As the cost of attracting new customers and tracking site performance continues to climb for Internet businesses, Keynote Systems Inc. is stepping in with a revamped services portfolio to give e-commerce companies comprehensive views of performance and usability.
At its Global Internet Performance Conference this week in New York, Keynote is set to broaden its services with new SLM (service-level management) bundles, a new real-time performance measurement service, beefed-up reporting in its Application Perspective service and a new score card service that compares site usability with industry averages.
“We need to know where we stand. We want to make sure the customer experience is good and the site is quick,” said Keynote user Mark Lawler, vice president of IT at Groople Inc., an online travel service in Denver.
Keynotes move to combine performance testing and customer experience research is unique and just in time, according to analysts.
“You have Mercury [Interactive Corp.], Gomez [Inc.] and Empirix [Inc.] that can claim to be fairly capable in the IT testing arena, but they dont look at end-user behavior,” said Cameron Haight, an analyst at Gartner Inc., in Houston.
In the SLM arena, Keynote has created bundles that provide load testing for application deployments to help assess the readiness of those applications.
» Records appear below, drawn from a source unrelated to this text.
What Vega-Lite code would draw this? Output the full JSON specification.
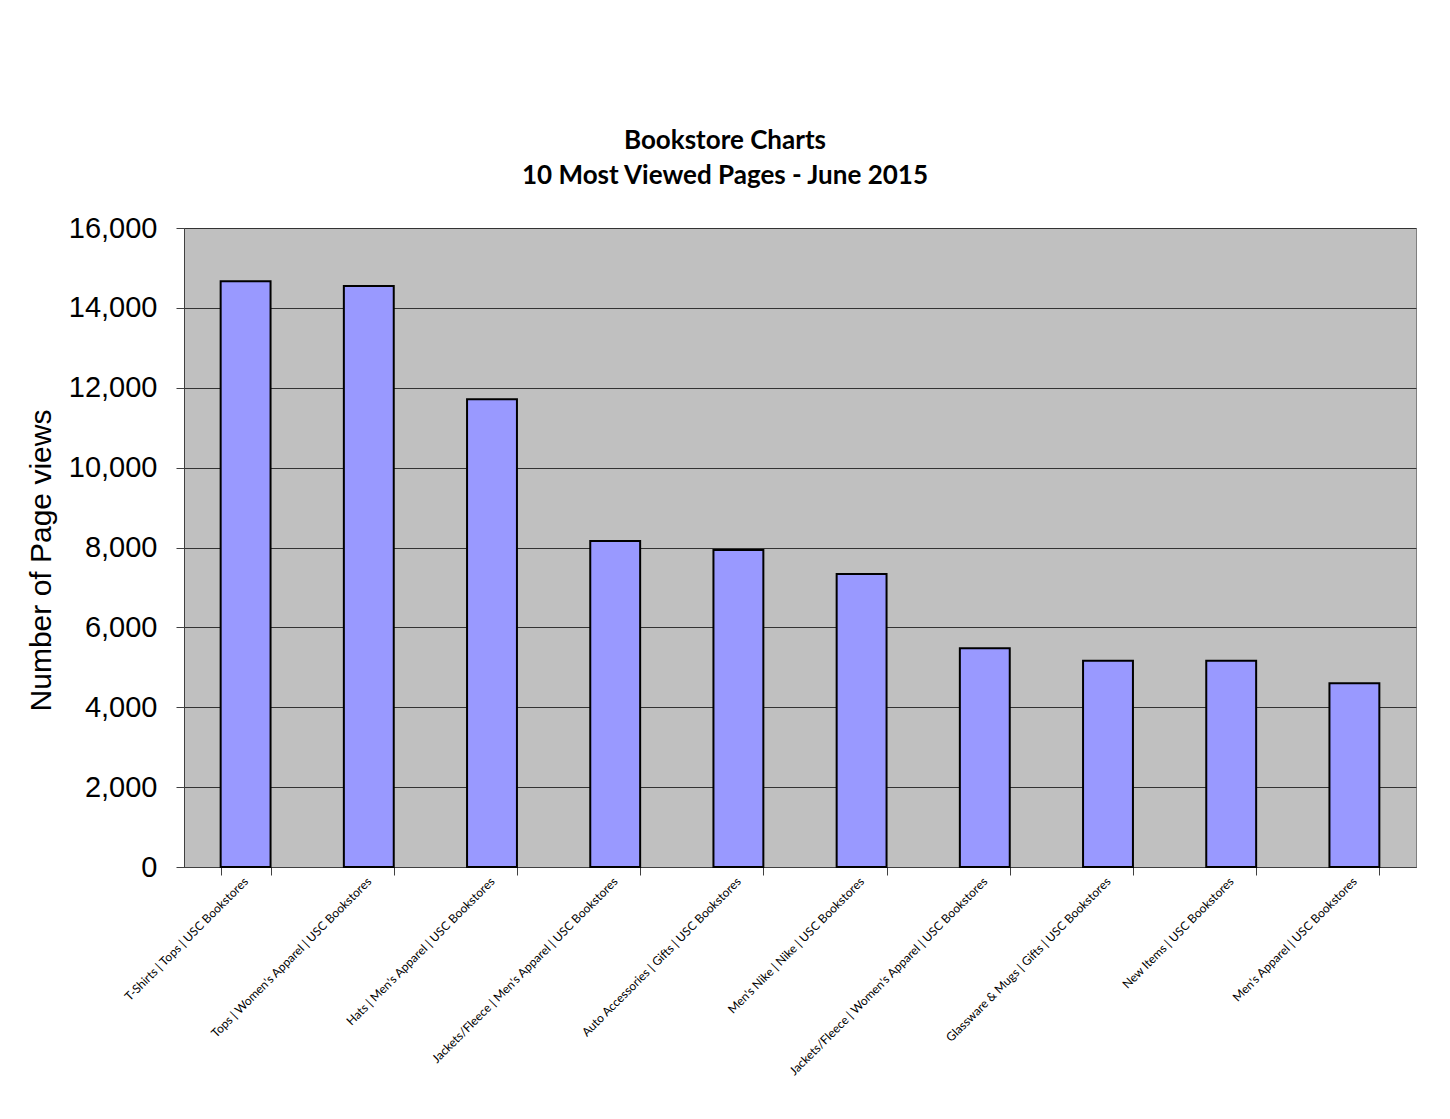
{
  "$schema": "https://vega.github.io/schema/vega-lite/v6.json",
  "autosize": {"type": "none"},
  "width": 1232,
  "height": 639,
  "padding": {"left": 184, "top": 228, "right": 34, "bottom": 252},
  "background": "white",
  "title": {
    "text": ["Bookstore Charts", "10 Most Viewed Pages - June 2015"],
    "font": "Lato",
    "fontSize": 26,
    "fontWeight": "bold",
    "color": "black",
    "lineHeight": 35,
    "anchor": "middle",
    "dx": -75,
    "offset": 25
  },
  "config": {
    "view": {"fill": "#C0C0C0", "stroke": "#808080", "strokeWidth": 1},
    "axis": {"domainColor": "#404040", "tickColor": "#404040", "domainWidth": 1, "tickWidth": 1}
  },
  "data": {
    "values": [
      {"page": "T-Shirts | Tops | USC Bookstores", "views": 14664},
      {"page": "Tops | Women's Apparel | USC Bookstores", "views": 14547},
      {"page": "Hats | Men's Apparel | USC Bookstores", "views": 11715},
      {"page": "Jackets/Fleece | Men's Apparel | USC Bookstores", "views": 8160},
      {"page": "Auto Accessories | Gifts | USC Bookstores", "views": 7935},
      {"page": "Men's Nike | Nike | USC Bookstores", "views": 7334},
      {"page": "Jackets/Fleece | Women's Apparel | USC Bookstores", "views": 5479},
      {"page": "Glassware & Mugs | Gifts | USC Bookstores", "views": 5165},
      {"page": "New Items | USC Bookstores", "views": 5165},
      {"page": "Men's Apparel | USC Bookstores", "views": 4598}
    ]
  },
  "mark": {"type": "bar", "color": "#9999FF", "stroke": "black", "strokeWidth": 2},
  "encoding": {
    "x": {
      "field": "page",
      "type": "nominal",
      "sort": null,
      "scale": {"paddingInner": 0.595, "paddingOuter": 0.2975},
      "axis": {
        "title": null,
        "labelAngle": -45,
        "labelAlign": "right",
        "labelBaseline": "middle",
        "labelFont": "Lato",
        "labelFontSize": 12,
        "labelColor": "black",
        "labelPadding": 4,
        "labelLimit": 400,
        "tickBand": "extent",
        "tickSize": 8,
        "grid": false
      }
    },
    "y": {
      "field": "views",
      "type": "quantitative",
      "scale": {"domain": [0, 16000]},
      "axis": {
        "title": "Number of Page views",
        "titleFont": "Liberation Sans",
        "titleFontSize": 30,
        "titleFontWeight": "normal",
        "titleColor": "black",
        "titlePadding": 12,
        "titleY": 332,
        "values": [0, 2000, 4000, 6000, 8000, 10000, 12000, 14000, 16000],
        "format": ",d",
        "labelFont": "Liberation Sans",
        "labelFontSize": 29,
        "labelColor": "black",
        "labelPadding": 19,
        "tickSize": 8,
        "grid": true,
        "gridColor": "#333333",
        "gridWidth": 1
      }
    }
  }
}
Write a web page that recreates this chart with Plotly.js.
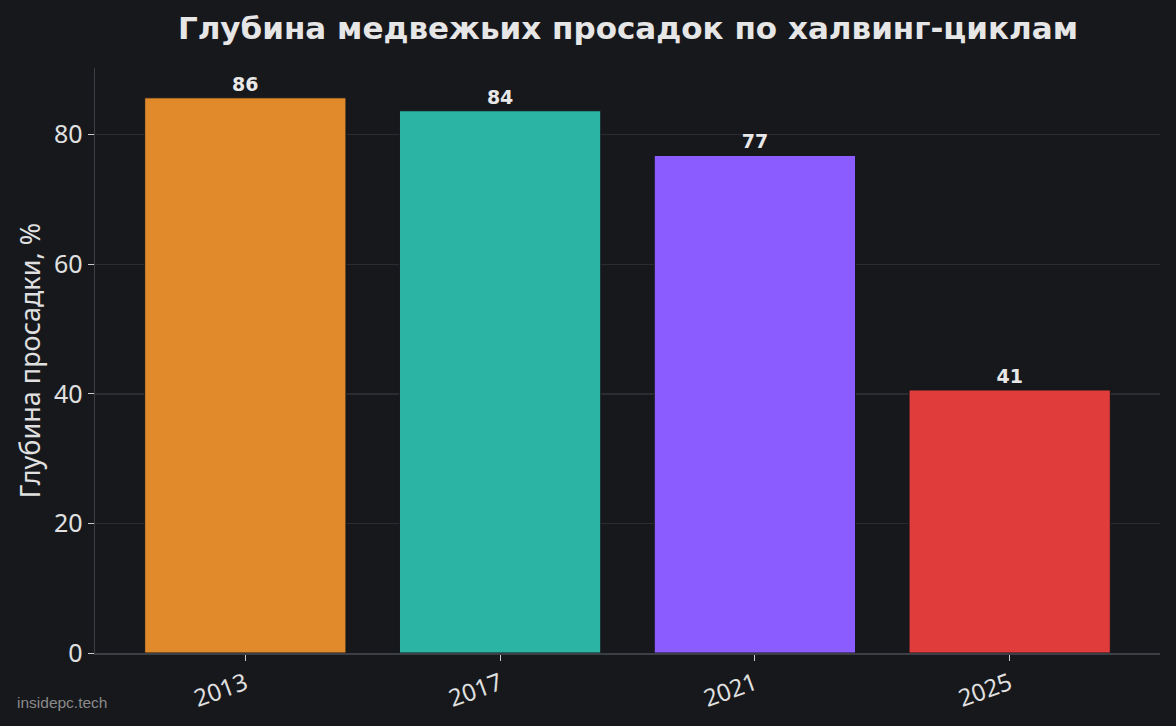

Another suite option allows users to define service-level standards, and a third addresses service-level delivery. Each includes a Keynote Scoreboard and private Web monitoring agent, either its Application Perspective or its Transaction Perspective service.
Microsoft Corp.s MapPoint service uses one of the tools to confirm service levels, according to Gary Ide, operations program manager for the MapPoint unit, in Redmond, Wash.
“We have a financial commitment to our customers that we will be up at least 99.99 percent of the time and that our API calls respond within a specified period,” Ide said. “With the Scoreboard, we can leverage the Transaction Perspective investment we made. We can roll up those performance metrics in a number of ways into a single-screen view.”
Another new SLM service, Traffic Perspective, collects and aggregates data and reports on user performance, usage and behavior.
“We can cleanse, filter and re-aggregate packets into pages and business processes our customers care about,” said Carol Carpenter, director of product management at Keynote, in San Mateo, Calif. The tool provides a real-time view of the impact of performance problems on customers. It is aimed at mission-critical applications used by employees in branch offices or by partners, said Carpenter.
In its core measurement and monitoring services, Keynote enhanced its Application Perspective transaction-monitoring service with new reporting functions. New service-level reports can be scheduled, customized for audience type and configured to include time filters.
In Keynotes new customer-experience business, built through a series of acquisitions culminating in last months buyout of Vividence Corp., the company added Customer Experience Scorecards as well as new syndicated reports.